I searched for inplace errors but in this function (autograd) I did’nt find any.
Someone of you have an idea?
this is the error!
[
49 def Divergence(var:Tensor,Field:Tensor) → Tensor:
50 ones = torch.ones_like(Field)
—> 51 dFdvar = torch.autograd.grad(Field, var,
52 grad_outputs=ones,
53 create_graph=True, retain_graph=True)[0]

~\Anaconda3\lib\site-packages\torch\autograd_init_.py in grad(outputs, inputs, grad_outputs, retain_graph, create_graph, only_inputs, allow_unused)
200 retain_graph = create_graph
201
→ 202 return Variable.execution_engine.run_backward(
203 outputs, grad_outputs, retain_graph, create_graph,
204 inputs, allow_unused)

RuntimeError: one of the variables needed for gradient computation has been modified by an inplace operation: [torch.cuda.FloatTensor [51126]], which is output 2 of struct torch::jit::`anonymous namespace’::DifferentiableGraphBackward, is at version 3; expected version 2 instead. Hint: the backtrace further above shows the operation that failed to compute its gradient. The variable in question was changed in there or anywhere later. Good luck!
]
thanks !

ptrblck · April 14, 2021, 5:22am

If you cannot find the inplace operation, you might want to add .clone() operations to the activations and check, which line of code causes the issue. This is a bit cumbersome, so you could also check again for all inplace ops. They should either use the inplace=True argument or are used via an inplace op directly, e.g. a += b.

el_youssfi_azeddine · April 14, 2021, 6:37am

Hello, thanks for reply.
I directly replace all a+=b by a=a+b, now there is no such operation in my code.
I read somewhere to use “with torch.no_grad():” function I tried it but I get an other error " element 0 of tensors does not require grad and does not have a grad_fn"

ptrblck · April 14, 2021, 6:51am

No, you shouldn’t use the no_grad() guard, if you need to compute gradients. This wrapper is used during validation or testing in order to save memory, as intermediate tensors are not stored, which would be needed to compute the gradients.

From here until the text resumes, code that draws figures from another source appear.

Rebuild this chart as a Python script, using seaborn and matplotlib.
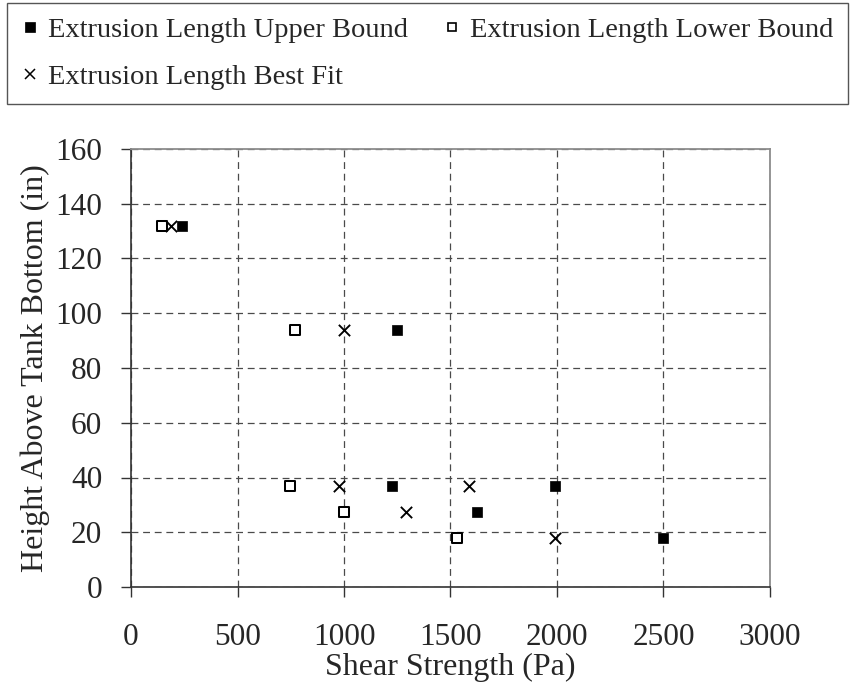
import matplotlib
matplotlib.use("Agg")
import matplotlib.pyplot as plt
from matplotlib.lines import Line2D
import seaborn as sns

# Measured extrusion lengths: shear strength (Pa) vs height above tank bottom (in)
upper_x = [240, 1250, 1225, 1990, 1625, 2500]
upper_y = [132, 94, 37, 37, 27.5, 18]

lower_x = [145, 770, 745, 1000, 1530]
lower_y = [132, 94, 37, 27.5, 18]

best_x = [190, 1000, 975, 1585, 1290, 1990]
best_y = [132, 94, 37, 37, 27.5, 18]

labels = ["Extrusion Length Upper Bound",
          "Extrusion Length Lower Bound",
          "Extrusion Length Best Fit"]
x_ticks = [0, 500, 1000, 1500, 2000, 2500, 3000]
y_ticks = [0, 20, 40, 60, 80, 100, 120, 140, 160]

sns.set_style("white")
plt.rcParams["font.family"] = ["Liberation Serif", "DejaVu Serif"]
FS_TICK = 22.5
FS_LABEL = 23
FS_LEG = 20.5

fig = plt.figure(figsize=(8.5, 6.86), dpi=100)
W, H = 850, 686
ax = fig.add_axes([131 / W, 1 - 587 / H, 639 / W, 438 / H])

sns.scatterplot(x=upper_x, y=upper_y, ax=ax, marker="s", s=62,
                color="black", edgecolor="black", linewidth=0.5, zorder=3)
sns.scatterplot(x=lower_x, y=lower_y, ax=ax, marker="s", s=44,
                color="white", edgecolor="black", linewidth=1.45, zorder=3)
sns.scatterplot(x=best_x, y=best_y, ax=ax, marker="x", s=66,
                color="black", linewidth=1.35, zorder=3)

ax.set_xlim(0, 3000)
ax.set_ylim(0, 160)
ax.set_xticks(x_ticks)
ax.set_yticks(y_ticks)
ax.set_xticklabels([str(v) for v in x_ticks], fontsize=FS_TICK)
ax.set_yticklabels([str(v) for v in y_ticks], fontsize=FS_TICK)
ax.tick_params(axis="x", direction="out", length=7.2, width=1.0,
               color="#333333", pad=18.5, bottom=True)
ax.tick_params(axis="y", direction="out", length=7.2, width=1.0,
               color="#333333", pad=13.5, left=True)

ax.grid(True, color="#4a4a4a", linestyle=(0, (5.5, 3.8)), linewidth=0.9)
ax.set_axisbelow(True)

for side in ("left", "bottom"):
    ax.spines[side].set_color("#333333")
    ax.spines[side].set_linewidth(1.2)
for side in ("top", "right"):
    ax.spines[side].set_color("#8c8c8c")
    ax.spines[side].set_linewidth(1.3)

ax.set_xlabel("Shear Strength (Pa)", fontsize=FS_LABEL)
ax.set_ylabel("Height Above Tank Bottom (in)", fontsize=FS_LABEL)
ax.xaxis.set_label_coords(0.5, -0.15)
ax.yaxis.set_label_coords(-0.127, 0.5)

# Legend laid out row-wise across the top of the figure
h_upper = Line2D([], [], ls="none", marker="s", ms=7.4, mfc="black",
                 mec="black", mew=0.5)
h_lower = Line2D([], [], ls="none", marker="s", ms=6.2, mfc="white",
                 mec="black", mew=1.2)
h_best = Line2D([], [], ls="none", marker="x", ms=7.0, color="black",
                mew=1.1)
leg = fig.legend([h_upper, h_best, h_lower],
                 [labels[0], labels[2], labels[1]],
                 ncol=2, loc="upper left",
                 bbox_to_anchor=(7 / W, 1 - 103 / H, 841 / W, 100 / H),
                 mode="expand", fontsize=FS_LEG, frameon=True, fancybox=False,
                 borderpad=0.5, handlelength=0.6, handletextpad=0.35,
                 columnspacing=0.6, labelspacing=0.72, borderaxespad=0)
frame = leg.get_frame()
frame.set_edgecolor("#555555")
frame.set_linewidth(1.0)
frame.set_facecolor("white")
frame.set_alpha(1)

fig.savefig("out.png", dpi=100, facecolor="white")
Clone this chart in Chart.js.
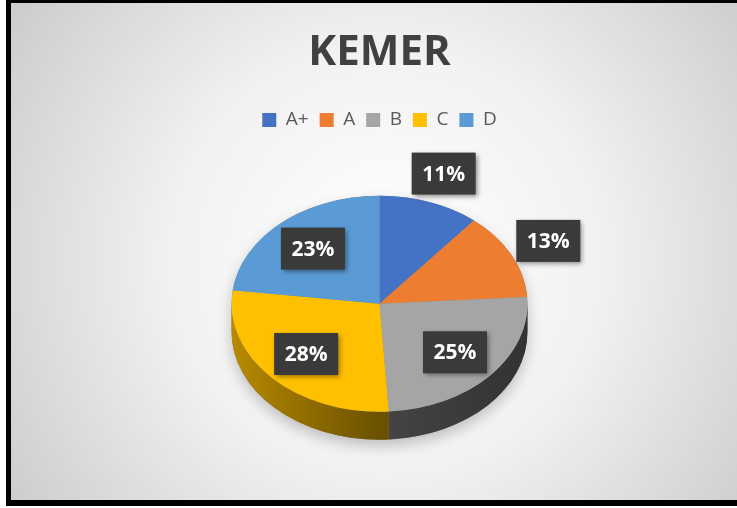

el_youssfi_azeddine · April 14, 2021, 6:54am

thanks for your quick answer, this one of the reasons I like this forum
Actually I’m in validation phase, I called the trained model and stroed it in GPU, I send new data to GPU that I will give to model to predict.

ptrblck · April 14, 2021, 6:56am

During the validation phase you shouldn’t get the initial error message, as it would be caused by a backward() call, which should probably not used during validation.

el_youssfi_azeddine · April 14, 2021, 6:59am

You’re right,I got the initial error before using torch.no_grad(), I’m trying this in order to avoid the gradient error.

el_youssfi_azeddine · April 14, 2021, 7:17am

There is something I don’t understand, why the model is needing to review gradient calculation during validation phase… if this error occurs because of gradient, why not just disable grad computation?

ptrblck · April 14, 2021, 10:45pm

This is an issue, which I also don’t understand in your use case.
The error is raised by Autograd, as it’s detecting an inplace operation.
However, you explained that you are seeing it during the validation step, which wouldn’t calculate the gradients in the common use case, so you would have to check why you are trying to calculate gradients during the validation step.

el_youssfi_azeddine · April 15, 2021, 3:59am

thanks for reply.
Infact, I’m working with PINNs (physics informed neural network) I’m trying to solve PDE with neural network, In my loss function definition, we use gradient and divergence of the temperature to express the physic loss.
so those gradient above I’m talking about are calculated in forward method of the method to retrun all physics items that the model calculate and used to define physic loss.
thanks